Faster the ride, faster the end

Faster the ride, faster the end


Despite the claims of the traffic police that better management and strict action against traffic rule violators have helped in reducing fatal accidents, four to five persons die in an  average of 20 accidents every day in the Capital.

In many cases, investigators close the probe citing them as “hit-and-run” cases.

According to traffic police records, 202 people have been killed in road accidents till February 15 this year, while a total of 2,007 fatal accidents took place in 2011. 

Senior traffic police officials, who have been seeing a high number of fatal accidents and road rage cases, say discipline is the best way to reduce the number of accidents. Unless people care about the risk to other motorists, it will be hard to reduce the number of accidents.

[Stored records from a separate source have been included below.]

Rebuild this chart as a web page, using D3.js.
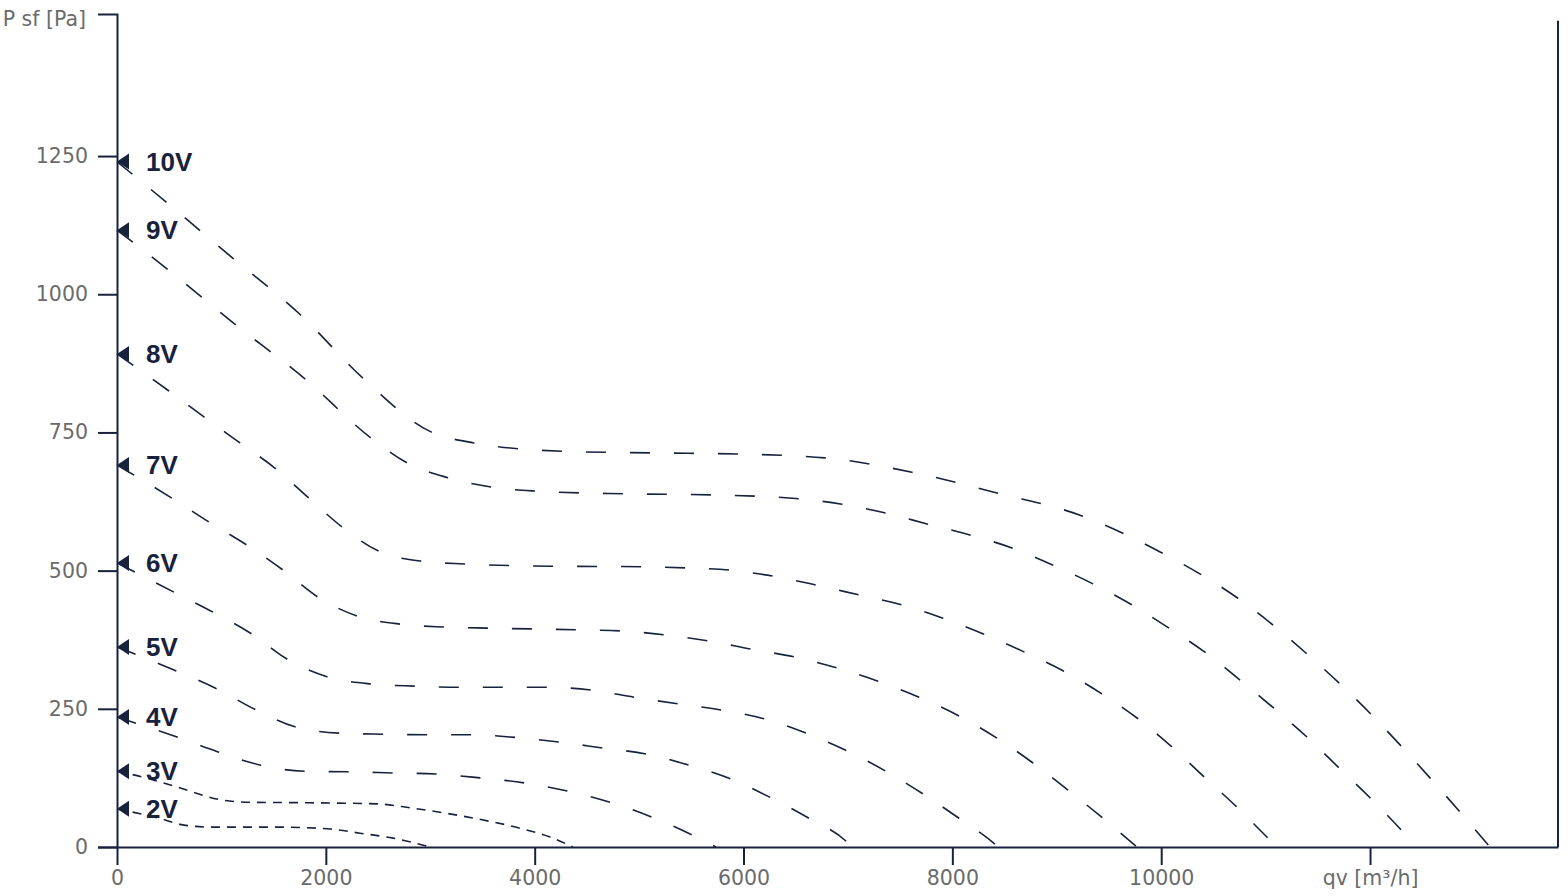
<!DOCTYPE html>
<html>
<head>
<meta charset="utf-8">
<script src="https://cdn.jsdelivr.net/npm/d3@7"></script>
<style>
  body { margin: 0; background: #fff; }
  svg { display: block; }
  .tick text { font-family: "DejaVu Sans", sans-serif; font-size: 20.5px; fill: #6b6b6b; }
  .axis path, .axis line { stroke: #18223d; stroke-width: 2px; }
  .curve { fill: none; stroke: #18223d; stroke-width: 1.6px; }
  .speed { font-family: "Liberation Sans", Arial, sans-serif; font-weight: bold; font-size: 26px; fill: #18223d; }
</style>
</head>
<body>
<svg id="chart" width="1568" height="896"></svg>
<script>
'use strict';

// tick values
var xTicks = [0, 2000, 4000, 6000, 8000, 10000, 12000];
var yTicks = [0, 250, 500, 750, 1000, 1250];
var xLabel = "qv [m³/h]";
var yLabel = "P sf [Pa]";

// fan curves, qv [m3/h] vs P sf [Pa]
var speeds = ["10V", "9V", "8V", "7V", "6V", "5V", "4V", "3V", "2V"];

var qv10 = [0, 469, 1111, 1762, 2356, 3007, 3419, 4262, 5104, 5947, 6780, 7613, 8437, 9242, 10008, 10735, 11386, 12000, 12574, 13149];
var ps10 = [1240, 1167, 1065, 962, 848, 751, 731, 716, 713, 711, 704, 678, 640, 599, 532, 450, 351, 242, 125, 0];

var qv9 = [0, 479, 1140, 1800, 2432, 2777, 3170, 3591, 4003, 4846, 5689, 6531, 6943, 7364, 7767, 8178, 8571, 8964, 9347, 9720, 10075, 10429, 10755, 11080, 11396, 11703, 12000, 12297, 12440];
var ps9 = [1116, 1046, 944, 847, 740, 695, 668, 651, 644, 639, 637, 630, 620, 604, 584, 564, 541, 510, 476, 438, 396, 351, 302, 251, 199, 143, 89, 31, 0];

var qv8 = [0, 498, 833, 1178, 1523, 1839, 2155, 2509, 2921, 3342, 4175, 5028, 5440, 5861, 6282, 6694, 7106, 7518, 7910, 8303, 8686, 9069, 9433, 9778, 10103, 10410, 10726, 11023, 11109];
var ps8 = [892, 825, 778, 731, 684, 631, 579, 535, 517, 512, 508, 507, 505, 501, 490, 474, 456, 438, 414, 385, 353, 318, 277, 232, 181, 127, 72, 16, 0];

var qv7 = [0, 527, 881, 1245, 1590, 1925, 2299, 2720, 3132, 3553, 4405, 4817, 5238, 5660, 6072, 6483, 6895, 7288, 7681, 8064, 8427, 8772, 9107, 9443, 9768];
var ps7 = [691, 631, 588, 546, 501, 452, 418, 403, 398, 396, 393, 391, 384, 373, 358, 344, 324, 300, 271, 237, 197, 152, 103, 52, 0];

var qv6 = [0, 546, 919, 1293, 1628, 2011, 2432, 2854, 3275, 3697, 4118, 4539, 4951, 5373, 5784, 6196, 6598, 6991, 7364, 7719, 8064, 8408, 8437];
var ps6 = [514, 461, 425, 385, 340, 308, 295, 291, 289, 289, 289, 284, 271, 259, 248, 232, 206, 174, 137, 96, 52, 5, 0];

var qv5 = [0, 575, 958, 1331, 1714, 2136, 2557, 2978, 3400, 3764, 4233, 4654, 5076, 5478, 5880, 6263, 6627, 6991, 7039];
var ps5 = [362, 318, 286, 248, 217, 206, 204, 203, 203, 199, 190, 179, 168, 148, 123, 89, 52, 9, 0];

var qv4 = [0, 575, 968, 1379, 1790, 2212, 2633, 3055, 3477, 3898, 4319, 4721, 5124, 5507, 5736];
var ps4 = [235, 199, 172, 148, 137, 136, 134, 132, 125, 116, 101, 81, 54, 22, 0];

var qv3 = [0, 278, 565, 1005, 1264, 1848, 2490, 2806, 3122, 3448, 3859, 4147, 4367];
var ps3 = [137, 125, 109, 85, 81, 80, 78, 71, 62, 51, 34, 18, 0];

var qv2 = [0, 402, 632, 891, 1532, 2011, 2327, 2643, 2998];
var ps2 = [69, 52, 40, 36, 36, 33, 25, 16, 0];

var qvs = [qv10, qv9, qv8, qv7, qv6, qv5, qv4, qv3, qv2];
var pss = [ps10, ps9, ps8, ps7, ps6, ps5, ps4, ps3, ps2];

var svg = d3.select("#chart");

var x = d3.scaleLinear().domain([0, 13800]).range([117, 1558]);
var y = d3.scaleLinear().domain([0, 1507]).range([847, 14]);

// axes
var xAxis = d3.axisBottom(x)
    .tickValues(xTicks)
    .tickSize(18)
    .tickSizeOuter(0)
    .tickPadding(5)
    .tickFormat(function(d) { return d === 12000 ? xLabel : d; });

svg.append("g")
    .attr("class", "axis x")
    .attr("transform", "translate(0," + y(0) + ")")
    .call(xAxis);

var yAxis = d3.axisLeft(y)
    .tickValues(yTicks)
    .tickSize(19)
    .tickSizeOuter(19)
    .tickPadding(10)
    .tickFormat(d3.format("d"));

var gy = svg.append("g")
    .attr("class", "axis y")
    .attr("transform", "translate(" + x(0) + ",0)")
    .call(yAxis);

gy.append("g")
    .attr("class", "tick")
    .append("text")
    .attr("x", -31)
    .attr("y", y(1507))
    .attr("dy", "0.6em")
    .attr("text-anchor", "end")
    .text(yLabel);

// right frame line
svg.append("line")
    .attr("x1", x(13800)).attr("x2", x(13800))
    .attr("y1", y(0)).attr("y2", y(1495))
    .style("stroke", "#18223d").style("stroke-width", 2);

// curves
var line = d3.line()
    .x(function(d) { return x(d[0]); })
    .y(function(d) { return y(d[1]); })
    .curve(d3.curveMonotoneX);

var curves = svg.append("g");

speeds.forEach(function(name, i) {
    var pts = qvs[i].map(function(q, j) { return [q, pss[i][j]]; });
    var low = name === "2V" || name === "3V";

    curves.append("path")
        .attr("class", "curve")
        .attr("d", line(pts))
        .attr("stroke-dasharray", low ? "9,7" : "20,24");

    var x0 = x(pts[0][0]);
    var y0 = y(pts[0][1]);

    curves.append("path")
        .attr("d", "M" + x0 + "," + y0 + "L" + (x0 + 12) + "," + (y0 - 8) + "L" + (x0 + 12) + "," + (y0 + 8) + "Z")
        .attr("fill", "#18223d");

    curves.append("text")
        .attr("class", "speed")
        .attr("x", 146)
        .attr("y", y0 + 9)
        .text(name);
});
</script>
</body>
</html>
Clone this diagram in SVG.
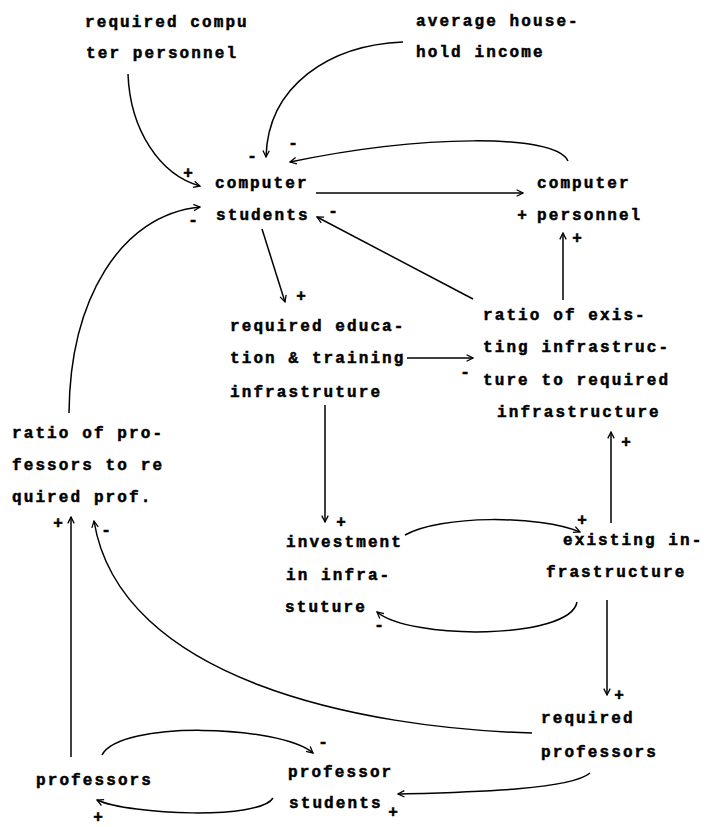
<svg xmlns="http://www.w3.org/2000/svg" width="704" height="827" viewBox="0 0 704 827">
<style>
text{font-family:"Liberation Mono","DejaVu Sans Mono",monospace;font-size:16px;font-weight:bold;fill:#000;stroke:#000;stroke-width:0.5;letter-spacing:2.1px}
.s{text-anchor:middle;letter-spacing:0}
.c{fill:none;stroke:#000;stroke-width:1.5;marker-end:url(#ah)}
</style>
<defs>
<marker id="ah" viewBox="0 0 10 10" refX="9" refY="5" markerWidth="8" markerHeight="8" markerUnits="userSpaceOnUse" orient="auto"><path d="M1,1 L9,5 L1,9" fill="none" stroke="#000" stroke-width="1.6"/></marker>
</defs>
<rect width="704" height="827" fill="#fff"/>
<g id="n-req-comp-personnel"><text x="85" y="27">required compu</text><text x="86" y="58">ter personnel</text></g>
<g id="n-avg-income"><text x="416" y="26">average house-</text><text x="416" y="57">hold income</text></g>
<g id="n-comp-students"><text x="215" y="188">computer</text><text x="216" y="220">students</text></g>
<g id="n-comp-personnel"><text x="537" y="188">computer</text><text x="537" y="220">personnel</text></g>
<g id="n-req-edu"><text x="230" y="331">required educa-</text><text x="230" y="363">tion &amp; training</text><text x="230" y="397">infrastruture</text></g>
<g id="n-ratio-infra"><text x="483" y="320">ratio of exis-</text><text x="483" y="352">ting infrastruc-</text><text x="483" y="385">ture to required</text><text x="497" y="417">infrastructure</text></g>
<g id="n-ratio-prof"><text x="12" y="438">ratio of pro-</text><text x="12" y="470">fessors to re</text><text x="12" y="502">quired prof.</text></g>
<g id="n-investment"><text x="286" y="547">investment</text><text x="286" y="580">in infra-</text><text x="285" y="612">stuture</text></g>
<g id="n-existing-infra"><text x="563" y="545">existing in-</text><text x="546" y="577">frastructure</text></g>
<g id="n-req-prof"><text x="541" y="723">required</text><text x="541" y="757">professors</text></g>
<g id="n-prof-students"><text x="288" y="777">professor</text><text x="289" y="808">students</text></g>
<g id="n-professors"><text x="36" y="785">professors</text></g>
<g id="connectors">
<path class="c" d="M128,74 C130,130 160,175 200,186"/>
<path class="c" d="M403,42 C330,45 268,85 266,157"/>
<path class="c" d="M568,161 C555,133 420,135 290,162"/>
<path class="c" d="M316,193 L523,193"/>
<path class="c" d="M473,299 L317,217"/>
<path class="c" d="M563,300 L563,233"/>
<path class="c" d="M262,229 L285,302"/>
<path class="c" d="M407,358 L473,358"/>
<path class="c" d="M325,405 L325,522"/>
<path class="c" d="M405,535 C440,515 540,515 580,532"/>
<path class="c" d="M577,602 C570,640 410,640 377,612"/>
<path class="c" d="M611,523 L611,432"/>
<path class="c" d="M607,600 L607,695"/>
<path class="c" d="M532,733 C360,728 120,680 94,521"/>
<path class="c" d="M71,757 L71,517"/>
<path class="c" d="M69,413 C70,300 120,215 200,207"/>
<path class="c" d="M102,755 C120,720 280,725 313,753"/>
<path class="c" d="M273,798 C260,820 130,815 97,800"/>
<path class="c" d="M590,773 C570,790 470,792 398,794"/>
<text class="s" x="188" y="178">+</text>
<text class="s" x="252" y="161">-</text>
<text class="s" x="293" y="148">-</text>
<text class="s" x="333" y="216">-</text>
<text class="s" x="522" y="220">+</text>
<text class="s" x="577" y="243">+</text>
<text class="s" x="301" y="301">+</text>
<text class="s" x="465" y="377">-</text>
<text class="s" x="341" y="527">+</text>
<text class="s" x="582" y="525">+</text>
<text class="s" x="379" y="630">-</text>
<text class="s" x="626" y="447">+</text>
<text class="s" x="619" y="700">+</text>
<text class="s" x="106" y="535">-</text>
<text class="s" x="58" y="528">+</text>
<text class="s" x="193" y="225">-</text>
<text class="s" x="323" y="747">-</text>
<text class="s" x="98" y="822">+</text>
<text class="s" x="393" y="817">+</text>
</g>
</svg>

“We have been working on a strategy for better traffic management for the last few years. We have taken strict action against drunk driving and violations by commercial vehicles,”  said Satyendra Garg, Joint Commissioner of Police (traffic). “Our efforts have brought down the number of fatal accidents in the last two years.”

The number of prosecutions in drunk driving cases has increased to 2,796 till mid-February this year, compared to  2,430 prosecutions during the same six-week period last year.

Cases of jumping traffic signals have crossed the one lakh mark in just first 45 days since January 1 this year. The figure for lane violation has also risen from 466 to 492 challans during the same period last year.

The traffic police say with a steady increase in the number of vehicles every year, accident-related deaths are bound to rise as well. With this factor in mind, trying to minimise accidents is a major challenge for the traffic police.

Faulty road design, which allows commuters to go on the wrong side, was blamed for most accidents in the city. Absence of yellow safety marks on arterial roads has also increased the risk for motorists. Yellow and white paint on a road is important as the coloured line alerts drivers at night. But several accident-prone roads do not have this warning system painted on them.

Lane marking also plays a vital role in helping motorists. It is done using retro-reflective paints on roads. Usually, yellow and white stripes are painted 3.5 metres apart in a line. Equally important are markings on pavements, which inform drivers about the width of the road.

However, the condition of road markings and zebra crossings are bad on roads that are looked after by municipal agencies, say traffic police officials.

“Civic agencies like Public Works Department, New Delhi Municipal Council and Municipal Corporation of Delhi are reluctant to re-paint faded road markings unless three years have passed since applying the first paint,” said a senior traffic official. “They argue that the durability of the paint is three years,’’ the officer said. It would save a lot of lives if the agencies listened, and re-painted the markings frequently, he added.

The traffic police have also identified 16 areas where traffic violations are high, and they have posted a high number of personnel at these areas.

According to traffic officials, proper surveillance of city roads will help prevent and solve hit-and-run cases. But since there is no plan to put all the city’s roads under camera surveillance, such cases may continue to happen.

More youths in accidents
In most fatal accident cases, the victims were youths and they drove recklessly. “The highest number of people killed in accidents was among the age group of between 21 and 35 years. At least fifty per cent of those who died were youths,” said a senior traffic police officer. The department has started a ‘road safety club’ and 47 schools have joined the initiative.

The traffic police also say that fatal accidents can be curbed if there was a stringent law to check minor offences.

“Enhancing penalties for minor offences in the Motor Vehicles Act will help reduce accidents. If violators pay an exorbitant fine for a minor violation, people will start following traffic rules,” said Naveen Kumar Matta, senior advocate.

According to him, Delhi’s lawmakers must make it mandatory to install speed regulator device in vehicles bought or imported into the Capital.

“DTC has made it compulsory to install speed regulators in its buses. If only this device is installed in every vehicle in the Capital, there will be fewer accidents,” said Matta. He said there is no use in importing high-speed vehicles such as Lamborghini and Ferrari when the roads are not made to support such advanced cars.

“Despite our best efforts, high-speed accidents such as the one involving a Lamborghini happened on August Kranti Marg recently. Such accidents happen only when rules are violated,” said a traffic official.